_Work to do_
Give the data again exactly as written, skipping any pictures.

## Start

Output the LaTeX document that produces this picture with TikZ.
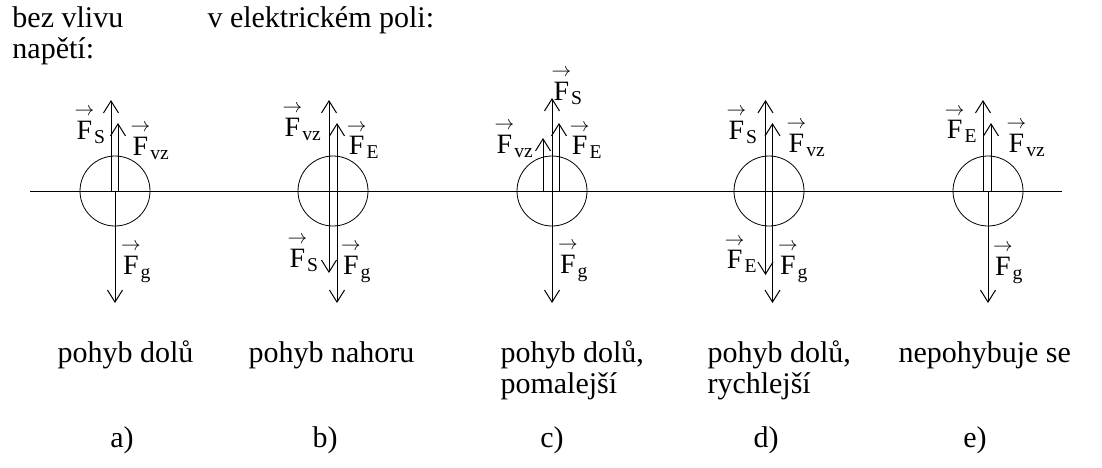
\documentclass[tikz,border=0pt]{standalone}
\usepackage{fix-cm}
\usepackage{amsmath}
\usepackage{fontspec}
\setmainfont{Liberation Serif}
\usetikzlibrary{arrows.meta}

\newcommand{\vF}[1]{${\overset{\scriptstyle\rightarrow}{\mathrm{F}}}_{\mathrm{#1}}$}

\begin{document}
\begin{tikzpicture}[x=1pt,y=-1pt,line width=1pt,
		every node/.style={font=\fontsize{30}{30}\selectfont,inner sep=0pt},
		lbl/.style={font=\fontsize{28}{28}\selectfont},
		ball/.style={draw,circle,minimum size=70pt,line width=0.8pt},
		force/.style={-{Straight Barb[length=12pt,width=15pt]}}]
		\useasboundingbox (0,0) rectangle (1102,467);
		\node[anchor=base west] (t1) at (12,27) {bez vlivu};
		\node[anchor=base west] (t2) at (12,58) {napětí:};
		\node[anchor=base west] (t3) at (207,27) {v elektrickém poli:};
		\coordinate (l0) at (30,191);
		\coordinate (l1) at (1062,191);
		\draw (l0) -- (l1);
		% a)
		\node[ball] (ka) at (115,191) {};
		\draw[force] ([xshift=-4pt]ka.center) -- ++(0,-91);
		\draw[force] ([xshift=3pt]ka.center) -- ++(0,-68);
		\draw[force] (ka.center) -- ++(0,112);
		\node[lbl] (sa) at (90,125) {\vF{S}};
		\node[lbl] (va) at (150,141) {\vF{vz}};
		\node[lbl] (ga) at (136,262) {\vF{g}};
		% b)
		\node[ball] (kb) at (333,191) {};
		\draw[force] ([xshift=-4pt]kb.center) -- ++(0,-91);
		\draw[force] ([xshift=4pt]kb.center) -- ++(0,-68);
		\draw[force] ([xshift=-4pt]kb.center) -- ++(0,82);
		\draw[force] ([xshift=4pt]kb.center) -- ++(0,112);
		\node[lbl] (vb) at (302,122) {\vF{vz}};
		\node[lbl] (eb) at (363,140) {\vF{E}};
		\node[lbl] (sb) at (303,253) {\vF{S}};
		\node[lbl] (gb) at (356,262) {\vF{g}};
		% c)
		\node[ball] (kc) at (552,191) {};
		\draw[force] (kc.center) -- ++(0,-93);
		\draw[force] ([xshift=7pt]kc.center) -- ++(0,-68);
		\draw[force] ([xshift=-9pt]kc.center) -- ++(0,-53);
		\draw[force] (kc.center) -- ++(0,112);
		\node[lbl] (sc) at (567,86) {\vF{S}};
		\node[lbl] (vc) at (514,139) {\vF{vz}};
		\node[lbl] (ec) at (586,140) {\vF{E}};
		\node[lbl] (gc) at (573,261) {\vF{g}};
		% d)
		\node[ball] (kd) at (769,191) {};
		\draw[force] ([xshift=-3.5pt]kd.center) -- ++(0,-91);
		\draw[force] ([xshift=3.5pt]kd.center) -- ++(0,-68);
		\draw[force] ([xshift=-3.5pt]kd.center) -- ++(0,84);
		\draw[force] ([xshift=3.5pt]kd.center) -- ++(0,112);
		\node[lbl] (sd) at (742,125) {\vF{S}};
		\node[lbl] (vd) at (806,138) {\vF{vz}};
		\node[lbl] (ed) at (741,254) {\vF{E}};
		\node[lbl] (gd) at (793,262) {\vF{g}};
		% e)
		\node[ball] (ke) at (988,191) {};
		\draw[force] ([xshift=-5pt]ke.center) -- ++(0,-91);
		\draw[force] ([xshift=3pt]ke.center) -- ++(0,-68);
		\draw[force] (ke.center) -- ++(0,112);
		\node[lbl] (ee) at (961,124) {\vF{E}};
		\node[lbl] (ve) at (1026,138) {\vF{vz}};
		\node[lbl] (ge) at (1008,263) {\vF{g}};
		% popisky
		\node[anchor=base west] (pa) at (57,362) {pohyb dolů};
		\node[anchor=base west] (pb) at (248,362) {pohyb nahoru};
		\node[anchor=base west] (pc) at (500,362) {pohyb dolů,};
		\node[anchor=base west] (pc2) at (500,393) {pomalejší};
		\node[anchor=base west] (pd) at (707,362) {pohyb dolů,};
		\node[anchor=base west] (pd2) at (707,393) {rychlejší};
		\node[anchor=base west] (pe) at (898,362) {nepohybuje se};
		\node[anchor=base] (na) at (122,447) {a)};
		\node[anchor=base] (nb) at (325,447) {b)};
		\node[anchor=base] (nc) at (552,447) {c)};
		\node[anchor=base] (nd) at (766,447) {d)};
		\node[anchor=base] (ne) at (975,447) {e)};
	\end{tikzpicture}
\end{document}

## End

_Answer for the task_
Output the LaTeX document that produces this picture with TikZ.
\documentclass[tikz,border=0pt]{standalone}
\usepackage{fix-cm}
\usepackage{amsmath}
\usepackage{fontspec}
\setmainfont{Liberation Serif}
\usetikzlibrary{arrows.meta}

\newcommand{\vF}[1]{${\overset{\scriptstyle\rightarrow}{\mathrm{F}}}_{\mathrm{#1}}$}

\begin{document}
\begin{tikzpicture}[x=1pt,y=-1pt,line width=1pt,
		every node/.style={font=\fontsize{30}{30}\selectfont,inner sep=0pt},
		lbl/.style={font=\fontsize{28}{28}\selectfont},
		ball/.style={draw,circle,minimum size=70pt,line width=0.8pt},
		force/.style={-{Straight Barb[length=12pt,width=15pt]}}]
		\useasboundingbox (0,0) rectangle (1102,467);
		\node[anchor=base west] (t1) at (12,27) {bez vlivu};
		\node[anchor=base west] (t2) at (12,58) {napětí:};
		\node[anchor=base west] (t3) at (207,27) {v elektrickém poli:};
		\coordinate (l0) at (30,191);
		\coordinate (l1) at (1062,191);
		\draw (l0) -- (l1);
		% a)
		\node[ball] (ka) at (115,191) {};
		\draw[force] ([xshift=-4pt]ka.center) -- ++(0,-91);
		\draw[force] ([xshift=3pt]ka.center) -- ++(0,-68);
		\draw[force] (ka.center) -- ++(0,112);
		\node[lbl] (sa) at (90,125) {\vF{S}};
		\node[lbl] (va) at (150,141) {\vF{vz}};
		\node[lbl] (ga) at (136,262) {\vF{g}};
		% b)
		\node[ball] (kb) at (333,191) {};
		\draw[force] ([xshift=-4pt]kb.center) -- ++(0,-91);
		\draw[force] ([xshift=4pt]kb.center) -- ++(0,-68);
		\draw[force] ([xshift=-4pt]kb.center) -- ++(0,82);
		\draw[force] ([xshift=4pt]kb.center) -- ++(0,112);
		\node[lbl] (vb) at (302,122) {\vF{vz}};
		\node[lbl] (eb) at (363,140) {\vF{E}};
		\node[lbl] (sb) at (303,253) {\vF{S}};
		\node[lbl] (gb) at (356,262) {\vF{g}};
		% c)
		\node[ball] (kc) at (552,191) {};
		\draw[force] (kc.center) -- ++(0,-93);
		\draw[force] ([xshift=7pt]kc.center) -- ++(0,-68);
		\draw[force] ([xshift=-9pt]kc.center) -- ++(0,-53);
		\draw[force] (kc.center) -- ++(0,112);
		\node[lbl] (sc) at (567,86) {\vF{S}};
		\node[lbl] (vc) at (514,139) {\vF{vz}};
		\node[lbl] (ec) at (586,140) {\vF{E}};
		\node[lbl] (gc) at (573,261) {\vF{g}};
		% d)
		\node[ball] (kd) at (769,191) {};
		\draw[force] ([xshift=-3.5pt]kd.center) -- ++(0,-91);
		\draw[force] ([xshift=3.5pt]kd.center) -- ++(0,-68);
		\draw[force] ([xshift=-3.5pt]kd.center) -- ++(0,84);
		\draw[force] ([xshift=3.5pt]kd.center) -- ++(0,112);
		\node[lbl] (sd) at (742,125) {\vF{S}};
		\node[lbl] (vd) at (806,138) {\vF{vz}};
		\node[lbl] (ed) at (741,254) {\vF{E}};
		\node[lbl] (gd) at (793,262) {\vF{g}};
		% e)
		\node[ball] (ke) at (988,191) {};
		\draw[force] ([xshift=-5pt]ke.center) -- ++(0,-91);
		\draw[force] ([xshift=3pt]ke.center) -- ++(0,-68);
		\draw[force] (ke.center) -- ++(0,112);
		\node[lbl] (ee) at (961,124) {\vF{E}};
		\node[lbl] (ve) at (1026,138) {\vF{vz}};
		\node[lbl] (ge) at (1008,263) {\vF{g}};
		% popisky
		\node[anchor=base west] (pa) at (57,362) {pohyb dolů};
		\node[anchor=base west] (pb) at (248,362) {pohyb nahoru};
		\node[anchor=base west] (pc) at (500,362) {pohyb dolů,};
		\node[anchor=base west] (pc2) at (500,393) {pomalejší};
		\node[anchor=base west] (pd) at (707,362) {pohyb dolů,};
		\node[anchor=base west] (pd2) at (707,393) {rychlejší};
		\node[anchor=base west] (pe) at (898,362) {nepohybuje se};
		\node[anchor=base] (na) at (122,447) {a)};
		\node[anchor=base] (nb) at (325,447) {b)};
		\node[anchor=base] (nc) at (552,447) {c)};
		\node[anchor=base] (nd) at (766,447) {d)};
		\node[anchor=base] (ne) at (975,447) {e)};
	\end{tikzpicture}
\end{document}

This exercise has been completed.